The bipartisan commission charged with re-drawing New Jersey's congressional map will meet next week to review proposals from Democrats and Republicans. The commission hopes to complete its process before Christmas. Because the state has lost one seat in the U.S. House, two incumbents will need to be drawn into one district. Some potential matchups pit Steve Rothman (D) against Scott Garrett (R) or Leonard Lance (R) against Rush Holt (D).
U.S. District Court Judge Gary Sharpe said on Monday that, due to the failure of the legislature, he will choose a date for New York’s primary in 2012. The ruling will come in January, allowing all parties one week to submit additional arguments and the following week for responses to the submissions. New York's primaries are currently set for September 11, 2012, with a signature filing deadline of July 12.

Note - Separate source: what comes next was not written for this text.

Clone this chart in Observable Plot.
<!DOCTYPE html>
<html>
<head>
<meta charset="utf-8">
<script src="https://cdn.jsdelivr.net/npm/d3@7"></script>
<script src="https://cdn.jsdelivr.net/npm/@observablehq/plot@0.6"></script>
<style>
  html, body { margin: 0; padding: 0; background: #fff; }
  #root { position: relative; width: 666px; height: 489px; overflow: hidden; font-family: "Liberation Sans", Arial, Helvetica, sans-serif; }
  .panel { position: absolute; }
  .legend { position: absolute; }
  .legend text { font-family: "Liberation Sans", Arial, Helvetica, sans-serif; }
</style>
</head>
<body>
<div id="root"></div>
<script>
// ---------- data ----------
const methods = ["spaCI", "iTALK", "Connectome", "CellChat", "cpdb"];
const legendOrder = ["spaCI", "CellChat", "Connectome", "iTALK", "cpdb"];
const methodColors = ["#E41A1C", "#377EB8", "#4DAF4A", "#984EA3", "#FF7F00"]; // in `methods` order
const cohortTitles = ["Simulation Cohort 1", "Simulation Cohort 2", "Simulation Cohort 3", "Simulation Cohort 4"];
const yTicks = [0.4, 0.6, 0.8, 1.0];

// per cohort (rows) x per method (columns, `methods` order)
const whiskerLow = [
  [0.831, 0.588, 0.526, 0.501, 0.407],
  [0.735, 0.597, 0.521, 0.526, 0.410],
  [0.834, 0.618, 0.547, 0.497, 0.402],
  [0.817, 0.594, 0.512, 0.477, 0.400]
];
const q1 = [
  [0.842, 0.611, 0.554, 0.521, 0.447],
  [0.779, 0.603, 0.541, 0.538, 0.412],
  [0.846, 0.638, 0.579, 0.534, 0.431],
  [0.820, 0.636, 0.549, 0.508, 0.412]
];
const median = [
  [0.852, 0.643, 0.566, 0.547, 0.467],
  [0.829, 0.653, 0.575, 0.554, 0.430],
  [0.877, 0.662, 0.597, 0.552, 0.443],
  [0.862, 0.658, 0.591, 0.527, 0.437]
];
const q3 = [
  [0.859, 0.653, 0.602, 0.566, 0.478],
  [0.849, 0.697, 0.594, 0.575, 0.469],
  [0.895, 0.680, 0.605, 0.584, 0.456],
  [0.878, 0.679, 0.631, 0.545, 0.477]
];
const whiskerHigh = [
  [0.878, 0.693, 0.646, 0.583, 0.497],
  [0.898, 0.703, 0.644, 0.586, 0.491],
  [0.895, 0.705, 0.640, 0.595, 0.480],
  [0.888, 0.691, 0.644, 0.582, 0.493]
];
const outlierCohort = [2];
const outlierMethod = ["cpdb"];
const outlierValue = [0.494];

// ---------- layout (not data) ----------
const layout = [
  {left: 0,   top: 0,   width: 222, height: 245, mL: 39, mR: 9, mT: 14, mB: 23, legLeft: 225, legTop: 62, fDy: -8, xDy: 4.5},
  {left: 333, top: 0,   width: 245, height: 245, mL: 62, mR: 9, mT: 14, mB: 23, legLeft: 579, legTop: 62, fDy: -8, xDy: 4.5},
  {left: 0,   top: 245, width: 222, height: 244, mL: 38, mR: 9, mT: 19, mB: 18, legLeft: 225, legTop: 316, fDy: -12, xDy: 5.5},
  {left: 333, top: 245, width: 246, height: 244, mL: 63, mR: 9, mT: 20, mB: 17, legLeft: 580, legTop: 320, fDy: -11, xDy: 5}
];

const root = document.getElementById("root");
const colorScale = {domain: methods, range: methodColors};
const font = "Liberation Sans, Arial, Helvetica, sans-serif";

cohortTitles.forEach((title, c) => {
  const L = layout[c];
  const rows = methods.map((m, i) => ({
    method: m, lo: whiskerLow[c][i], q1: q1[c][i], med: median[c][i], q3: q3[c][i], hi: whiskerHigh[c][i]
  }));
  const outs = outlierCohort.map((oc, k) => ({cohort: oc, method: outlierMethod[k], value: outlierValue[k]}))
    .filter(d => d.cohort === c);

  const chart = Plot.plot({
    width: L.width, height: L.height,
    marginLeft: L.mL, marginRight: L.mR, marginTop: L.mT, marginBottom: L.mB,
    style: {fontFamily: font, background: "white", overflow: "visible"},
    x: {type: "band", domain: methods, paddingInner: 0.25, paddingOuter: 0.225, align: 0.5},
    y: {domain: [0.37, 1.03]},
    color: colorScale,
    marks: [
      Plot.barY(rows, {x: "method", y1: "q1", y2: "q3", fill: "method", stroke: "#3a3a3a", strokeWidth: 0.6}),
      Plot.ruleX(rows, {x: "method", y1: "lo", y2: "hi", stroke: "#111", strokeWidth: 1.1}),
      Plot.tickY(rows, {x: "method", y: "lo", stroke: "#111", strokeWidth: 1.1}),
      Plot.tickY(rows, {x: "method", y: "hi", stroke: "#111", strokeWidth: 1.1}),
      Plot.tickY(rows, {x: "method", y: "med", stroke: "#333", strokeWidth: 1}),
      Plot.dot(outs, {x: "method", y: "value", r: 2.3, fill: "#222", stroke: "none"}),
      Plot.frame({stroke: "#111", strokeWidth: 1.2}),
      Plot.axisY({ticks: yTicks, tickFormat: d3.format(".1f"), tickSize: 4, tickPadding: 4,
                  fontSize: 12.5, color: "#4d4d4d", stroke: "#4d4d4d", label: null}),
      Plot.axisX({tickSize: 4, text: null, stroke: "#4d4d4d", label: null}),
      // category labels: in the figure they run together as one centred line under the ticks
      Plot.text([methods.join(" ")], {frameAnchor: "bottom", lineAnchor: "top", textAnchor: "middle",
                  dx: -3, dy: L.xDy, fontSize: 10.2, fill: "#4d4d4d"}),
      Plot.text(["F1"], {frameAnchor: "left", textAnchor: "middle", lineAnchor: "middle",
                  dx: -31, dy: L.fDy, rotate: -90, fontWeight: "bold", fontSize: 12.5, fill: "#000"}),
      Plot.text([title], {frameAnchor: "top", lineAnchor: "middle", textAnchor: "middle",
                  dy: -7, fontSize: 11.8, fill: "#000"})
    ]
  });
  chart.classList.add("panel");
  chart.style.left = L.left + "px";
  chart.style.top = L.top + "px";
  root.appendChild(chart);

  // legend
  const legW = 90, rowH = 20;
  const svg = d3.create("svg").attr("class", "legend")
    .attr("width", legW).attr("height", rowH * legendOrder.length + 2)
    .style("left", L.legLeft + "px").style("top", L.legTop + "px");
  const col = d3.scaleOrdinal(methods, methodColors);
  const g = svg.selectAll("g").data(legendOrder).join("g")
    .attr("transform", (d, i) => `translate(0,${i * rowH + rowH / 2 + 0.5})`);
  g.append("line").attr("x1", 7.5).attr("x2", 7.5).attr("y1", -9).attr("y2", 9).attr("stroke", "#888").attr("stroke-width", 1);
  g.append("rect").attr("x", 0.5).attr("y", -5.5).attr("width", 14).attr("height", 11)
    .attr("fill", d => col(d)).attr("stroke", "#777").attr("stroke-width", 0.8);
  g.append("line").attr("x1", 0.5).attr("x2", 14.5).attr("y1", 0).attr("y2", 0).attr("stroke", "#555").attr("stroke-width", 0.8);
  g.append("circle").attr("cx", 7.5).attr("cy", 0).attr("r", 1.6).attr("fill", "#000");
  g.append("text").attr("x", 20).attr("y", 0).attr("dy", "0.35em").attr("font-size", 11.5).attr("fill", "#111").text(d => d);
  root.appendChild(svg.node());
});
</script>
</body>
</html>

New districts, which are no closer to completion, must be agreed upon prior to the elections. Moving up the primary date would also push up the deadline for new maps. Numerous proposals to move the primary were floated by legislators this year, but the two sides refused to compromise - Republicans are pushing for a primary date in August, while Democrats want a primary in late June. The change is necessary in order to comply with the federal MOVE Act.
|This Week's Redistricting Highlight|
The Rhode Island state redistricting commission was immediately met with criticism from U.S. Rep. Jim Langevin (D) and local Republicans after the unveiling of a newly proposed Congressional map on Monday. Aides for the congressman said the map shifts nearly 100,000 residents between the two districts, while only about 7,200 need to be moved. The move is centered in Providence, about 71 percent of which would be in the newly drawn 1st District, up from about 40 percent. This change would make the 1st more heavily Democratic, helping freshman incumbent David Cicilline's bid for re-election. In response to the criticism, a proposal that moves about 30,000 fewer voters was released on Thursday. The commission was expected to vote on the proposals December 19, but that may now be pushed back.

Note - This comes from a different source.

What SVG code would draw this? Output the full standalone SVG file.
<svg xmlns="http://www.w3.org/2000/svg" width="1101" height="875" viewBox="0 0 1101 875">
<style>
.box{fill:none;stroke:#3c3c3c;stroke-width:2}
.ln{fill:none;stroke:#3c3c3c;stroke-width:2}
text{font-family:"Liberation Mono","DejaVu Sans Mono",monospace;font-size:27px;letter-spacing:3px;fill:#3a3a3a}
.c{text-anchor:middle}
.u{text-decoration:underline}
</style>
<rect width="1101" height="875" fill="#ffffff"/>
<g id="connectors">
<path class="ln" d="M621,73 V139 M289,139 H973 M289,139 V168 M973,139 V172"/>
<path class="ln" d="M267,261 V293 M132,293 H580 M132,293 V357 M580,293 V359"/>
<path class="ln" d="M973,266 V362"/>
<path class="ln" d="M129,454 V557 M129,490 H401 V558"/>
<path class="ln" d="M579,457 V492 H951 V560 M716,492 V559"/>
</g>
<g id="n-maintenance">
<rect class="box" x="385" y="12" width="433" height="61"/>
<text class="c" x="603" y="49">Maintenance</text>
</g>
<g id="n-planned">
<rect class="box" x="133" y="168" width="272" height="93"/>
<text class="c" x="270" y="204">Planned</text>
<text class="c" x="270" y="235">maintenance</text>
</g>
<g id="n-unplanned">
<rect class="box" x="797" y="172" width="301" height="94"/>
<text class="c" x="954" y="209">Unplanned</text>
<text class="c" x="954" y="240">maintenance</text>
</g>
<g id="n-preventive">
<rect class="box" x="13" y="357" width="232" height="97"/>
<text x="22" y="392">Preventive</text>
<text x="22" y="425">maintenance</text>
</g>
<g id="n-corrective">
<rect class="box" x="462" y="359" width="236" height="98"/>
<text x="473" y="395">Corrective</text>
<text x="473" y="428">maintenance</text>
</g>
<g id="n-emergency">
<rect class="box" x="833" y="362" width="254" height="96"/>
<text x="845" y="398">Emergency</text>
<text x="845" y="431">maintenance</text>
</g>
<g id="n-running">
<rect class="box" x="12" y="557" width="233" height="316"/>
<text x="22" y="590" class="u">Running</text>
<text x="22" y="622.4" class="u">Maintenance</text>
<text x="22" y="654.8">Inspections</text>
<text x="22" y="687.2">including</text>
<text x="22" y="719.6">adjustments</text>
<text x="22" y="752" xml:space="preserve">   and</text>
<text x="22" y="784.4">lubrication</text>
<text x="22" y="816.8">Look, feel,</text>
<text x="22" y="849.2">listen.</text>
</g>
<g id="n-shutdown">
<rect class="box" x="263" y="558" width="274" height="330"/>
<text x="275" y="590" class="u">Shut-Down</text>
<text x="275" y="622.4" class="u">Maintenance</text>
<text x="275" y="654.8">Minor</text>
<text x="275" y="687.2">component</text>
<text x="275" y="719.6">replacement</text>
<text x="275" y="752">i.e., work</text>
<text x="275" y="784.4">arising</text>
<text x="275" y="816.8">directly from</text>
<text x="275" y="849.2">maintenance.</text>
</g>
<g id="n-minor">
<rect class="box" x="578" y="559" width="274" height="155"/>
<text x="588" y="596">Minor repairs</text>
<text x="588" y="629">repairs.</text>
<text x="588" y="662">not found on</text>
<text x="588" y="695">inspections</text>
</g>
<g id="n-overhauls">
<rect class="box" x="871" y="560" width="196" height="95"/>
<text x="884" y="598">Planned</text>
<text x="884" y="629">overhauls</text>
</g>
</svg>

By a 4-1 vote the Legislative Reapportionment Commission approved new Senate and House maps on Monday. No further action is required to implement the districts for 2012, but there is a 30-day period to file appeals with the state Supreme Court. Under the plan, one district in the Senate and five in the House are moved from the western part of the state to the east. Senate Minority Leader Jay Costa (D) said Democrats have not yet decided whether they will appeal.
After a number of delays, Republicans unveiled their newly drawn congressional map on Tuesday. The map draws Democratic Reps. Jason Altmire and Mark Critz into the same district while putting six Republicans into safer districts.
The Senate State Government Committee approved the bill 6-5 along party lines, with the exception of Sen. Mike Folmer (R), who said he believed the map was specifically drawn to dilute Democratic votes and was the perfect example of why redistricting reform is needed. The Senate voted to approve the new map by a 26-24 vote on Wednesday, sending the legislation to the House, which is expected to approve it next week.
Earlier this week, the attorney representing Republican lawmakers in a lawsuit over the new South Carolina congressional map filed paperwork requesting that the federal judge be removed from the case. Billy Wilkins, in his complaint, alleged that Judge Mark Gergel represented the plaintiffs in a similar lawsuit over redistricting last decade. Yesterday, Gergel recused himself from the case, in part because of his work for former Governor of South Carolina Jim Hodges (D). Gergel is being replaced by Judge Patrick Duffy.
Following Utah's redistricting process, Republicans and Democrats began digging for dirt on their political rivals. Both parties filed a Government Records Access and Management Act request, seeking communications regarding the redistricting process. Although Democrats are still fighting over fees associated with the request, Republicans have obtained over 1,000 pages of information. This information, say Republicans, reveals that Democratic lawmakers worked behind the scenes to determine the political impact of redistricting proposals. The GOP called the actions hypocritical given Democratic calls for greater transparency. Democrats, however, argue that their actions were primarily defensive and sought to combat shady tactics on the part of state Republicans.
Following a breakthrough this week, the Washington State Redistricting Commission is expected to release their proposed plans for new legislative districts at a meeting today. Commissioners Slade Gorton (R) and Tim Ceis (D) announced on Tuesday that they came to an agreement on their portion of Western Washington districts. Tom Huff (R) and Dean Foster (D) also reached consensus on their portion of the plan. The four commissioners decided last month to split into bipartisan teams in order to overcome an impasse that slowed down their work.